According to the CEO, with the crop season even yet to come to an end, about 1,041,258.63 metric tonnes of cocoa has been recorded as at last week – which is far beyond the set target for which a syndicated loan worth US$1.3billion was acquired.
“In fact, as you all may be aware, we have set a new record with our cocoa production; as of last week production stood at 1,041,258.63 metric tonnes. I believe that by close of the 2020/2021 crop season, we will be at around 1,060,000 metric tonnes.
“Last year, we syndicated US$1.3billion for the 2020/2021 crop season; but because the production of cocoa far exceeded our projections, the money t we went for did not take us anywhere. So, within the year we had a lot of problems; it took Licenced Buying Companies (LBCs) like Olam that were buying about 70,000 metric tonnes ahead of us and paying in advance to support the sector,” he said.
Based on the aforementioned situation, COCOBOD is considering increasing its loan target for the 2021/2022 crop season to US$1.5billion.
“For the coming season, we are going in for US$1.5billion. We have already done the necessary arrangement but we are yet to sign, and hopefully by the middle of October we should have the first draw-down,” he stated.

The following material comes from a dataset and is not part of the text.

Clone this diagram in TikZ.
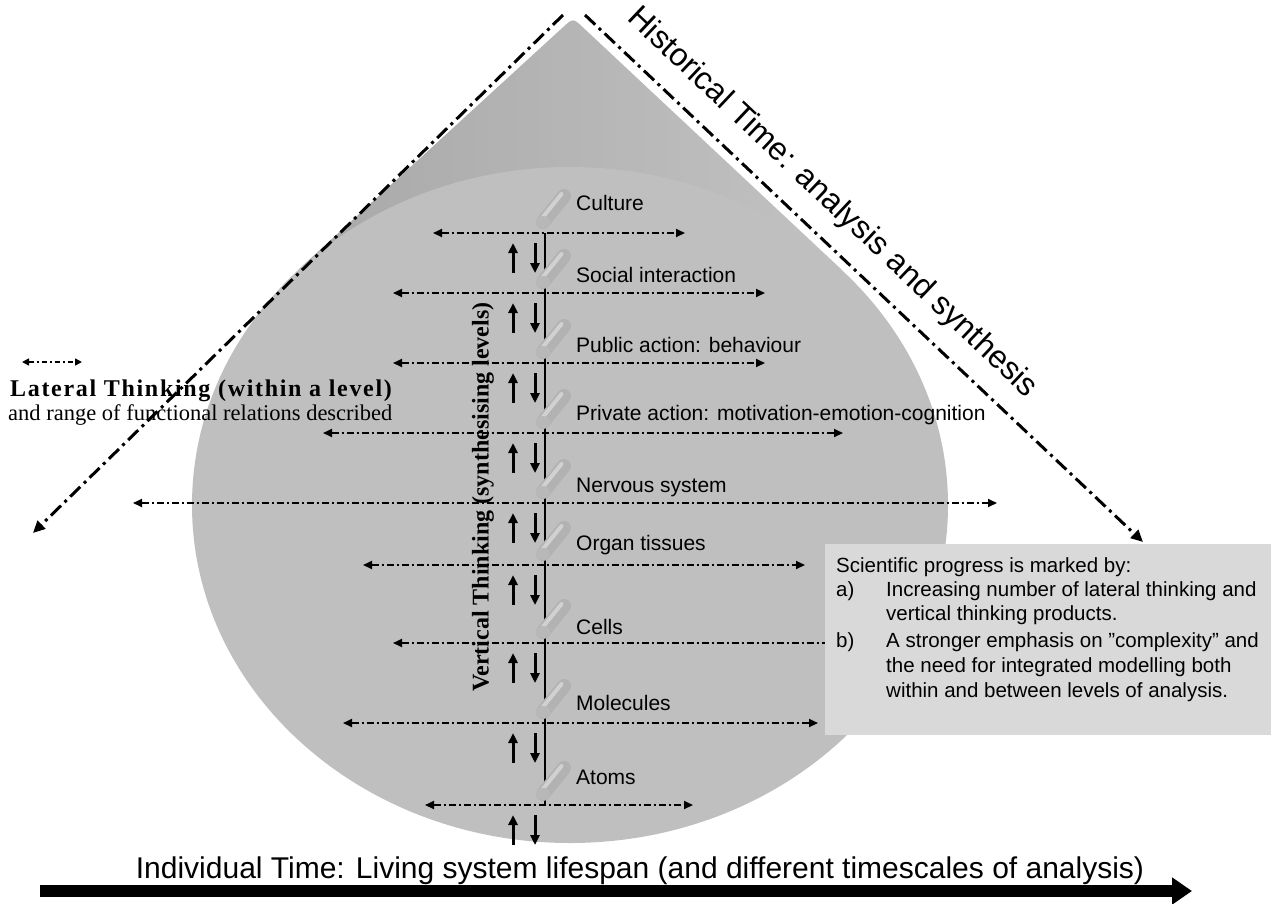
\documentclass[tikz,border=0pt]{standalone}
\usepackage{fontspec}
\setmainfont{Liberation Serif}
\setsansfont{Liberation Sans}
\usetikzlibrary{arrows.meta,calc}
\definecolor{coneL}{gray}{0.66}
\definecolor{coneM}{gray}{0.60}
\definecolor{coneR}{gray}{0.76}
\definecolor{basec}{gray}{0.75}
\definecolor{boxc}{gray}{0.85}
\definecolor{cylA}{gray}{0.70}
\definecolor{cylHi}{gray}{0.82}
\definecolor{cylFace}{gray}{0.72}
\begin{document}
\begin{tikzpicture}[x=1pt,y=-1pt,
  lvl/.style={font=\sffamily\fontsize{21}{25}\selectfont, anchor=base west, inner sep=0pt},
  boxtxt/.style={font=\sffamily\fontsize{20.5}{24}\selectfont, anchor=base west, inner sep=0pt},
  latarrow/.style={draw=black, line width=1.8pt, dash pattern=on 7pt off 3pt on 2pt off 3pt,
     {Triangle[length=9pt,width=8pt]}-{Triangle[length=9pt,width=8pt]}},
  diagarrow/.style={draw=black, line width=3pt, dash pattern=on 14pt off 5pt on 3pt off 5pt,
     -{Triangle[length=12pt,width=11pt]}},
  vertarrow/.style={draw=black, line width=3pt, -{Triangle[length=10pt,width=9pt]}},
  serifbold/.style={font=\rmfamily\bfseries\fontsize{24}{28}\selectfont, inner sep=0pt},
  serifreg/.style={font=\rmfamily\fontsize{22.5}{27}\selectfont, inner sep=0pt},
]
\useasboundingbox (0,0) rectangle (1271,903);
\fill[white] (0,0) rectangle (1271,903);

% cone
\shade[left color=coneL, middle color=coneM, right color=coneR]
  (298,270) -- (562.7,27.5) .. controls (573,18) .. (583.2,27.6) -- (842,270) -- cycle;
% base ellipse
\fill[basec] (570,505) ellipse [x radius=378, y radius=338];

% lateral (within-level) arrows
\foreach \n/\d/\l/\r in {culture/233/433/685, social/293/393/765, public/363/393/765,
   private/433/323/843, nervous/503/133/997, organ/565/363/805, cells/643/393/900,
   molecules/723/343/818, atoms/805/425/693}{
  \coordinate (\n-L) at (\l,\d);
  \coordinate (\n-R) at (\r,\d);
  \draw[latarrow] (\n-L) -- (\n-R);
}

% vertical line
\coordinate (vtop) at (545,233);
\coordinate (vbot) at (545,805);
\draw[line width=1.6pt] (vtop) -- (vbot);

% cylinders
\foreach \d in {233,293,363,433,503,565,643,723,805}{
  \coordinate (cb) at (543,\d-11);
  \coordinate (ct) at (564,\d-37);
  \draw[line width=14pt, cylA, line cap=round] (cb) -- (ct);
  \draw[line width=4pt, cylHi, line cap=round] ($(cb)+(-2.5,-2)$) -- ($(ct)+(-2.5,-2)$);
  \fill[cylFace] (cb) ellipse [x radius=7, y radius=6];
}

% up / down arrows
\foreach \d in {233,293,363,433,503,565,643,723,805}{
  \coordinate (ua) at (513,\d+40);
  \coordinate (ub) at (513,\d+10);
  \coordinate (da) at (535,\d+10);
  \coordinate (db) at (535,\d+40);
  \draw[vertarrow] (ua) -- (ub);
  \draw[vertarrow] (da) -- (db);
}

% level labels
\node[lvl] (culture) at (576,210) {Culture};
\node[lvl] (social) at (576,282) {Social interaction};
\node[lvl] (public) at (576,352) {Public action: behaviour};
\node[lvl] (private) at (576,420) {Private action: motivation-emotion-cognition};
\node[lvl] (nervous) at (576,492) {Nervous system};
\node[lvl] (organ) at (576,550) {Organ tissues};
\node[lvl] (cells) at (576,634) {Cells};
\node[lvl] (molecules) at (576,710) {Molecules};
\node[lvl] (atoms) at (576,784) {Atoms};

% vertical thinking label
\node[serifbold, rotate=90] (vthink) at (483,497) {Vertical Thinking (synthesising levels)};

% diagonal dash-dot lines
\coordinate (dlS) at (563,15);
\coordinate (dlE) at (33,533);
\coordinate (drS) at (585,15);
\coordinate (drE) at (1143,542);
\draw[diagarrow] (dlS) -- (dlE);
\draw[diagarrow] (drS) -- (drE);

\node[font=\sffamily\fontsize{32}{36}\selectfont, rotate=-43.4, inner sep=0pt] (hist) at (832,203)
  {Historical Time: analysis and synthesis};

% lateral thinking legend
\coordinate (smL) at (22,362);
\coordinate (smR) at (82,362);
\draw[draw=black, line width=1.5pt, dash pattern=on 5pt off 3pt on 2pt off 3pt,
  {Triangle[length=7pt,width=7pt]}-{Triangle[length=7pt,width=7pt]}] (smL) -- (smR);
\node[serifbold, anchor=base west] (latA) at (10,396)
  {\addfontfeature{LetterSpace=7}Lateral Thinking (within a level)};
\node[serifreg, anchor=base west] (latB) at (8,420) {and range of functional relations described};

% box
\fill[boxc] (825,544) rectangle (1271,735);
\node[boxtxt] (b0) at (836,572) {Scientific progress is marked by:};
\node[boxtxt] (b1) at (836,596) {a)};
\node[boxtxt] (b1t) at (886,596) {Increasing number of lateral thinking and};
\node[boxtxt] (b2t) at (886,620) {vertical thinking products.};
\node[boxtxt] (b3) at (836,647) {b)};
\node[boxtxt] (b3t) at (886,647) {A stronger emphasis on "complexity" and};
\node[boxtxt] (b4t) at (886,672) {the need for integrated modelling both};
\node[boxtxt] (b5t) at (886,697) {within and between levels of analysis.};

% bottom
\node[font=\sffamily\fontsize{30}{34}\selectfont, anchor=base, inner sep=0pt] (indiv) at (640,878)
  {Individual Time: Living system lifespan (and different timescales of analysis)};
\coordinate (baL) at (40,891);
\coordinate (baR) at (1192,891);
\draw[line width=12pt, -{Triangle[length=20pt,width=26pt]}] (baL) -- (baR);
\end{tikzpicture}
\end{document}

Mr. Boahen Aidoo made these remarks in his address at the annual Olam Cocoa Managers Conference – a five-day retreat by the company to discuss and assess the year under review, sharpen skills of managers and acquire new ideas for the upcoming crop season.
In spite of the recorded boom for the year, the CEO revealed that a lot of purchased cocoa beans are still stuck in warehouses due to inability to export the commodity.
“Indeed, shipment could not be done; and as we speak today, we are still holding onto a lot of cocoa in our warehouses. Right now, when you go to Kajabi, Abuakwa, Tema our warehouses are full, and this is also affecting external marketing of the cocoa as well as influencing the terminal market price,” he added.
Cocoa Management System
The COCOBOD CEO indicated that the European Union is determined to legislate against deforestation and cocoa production in forest reserves. As a result of this, COCOBOD has rolled out the Cocoa Management System (CMS) to make sure the country is not found wanting or on the EU blacklist.
The CMS is an integrated comprehensive database that COCOBOD is collecting, and when fully developed will interlink all operation activities with key stakeholders and players in the industry. “This database will interlink the Licenced Buying Companies, pollinators, banks, weather systems and every other thing that relates to cocoa; so that farmers will even receive data on when to apply fertiliser among others,” he indicated.
The data-gathering process for this purpose is underway and currently happening in the Western, Ashanti and Eastern Regions. It is expected to cover all cocoa-growing areas by close of the year.
“Now, when that’s done it means any farms existing in the protected forestry will be exposed because a GPS is being used to connect the farms to the database. So, once a farmer encroaches into a forest, the system will expose him. And if your data is not on our system, you will not be able to sell your cocoa,” he said.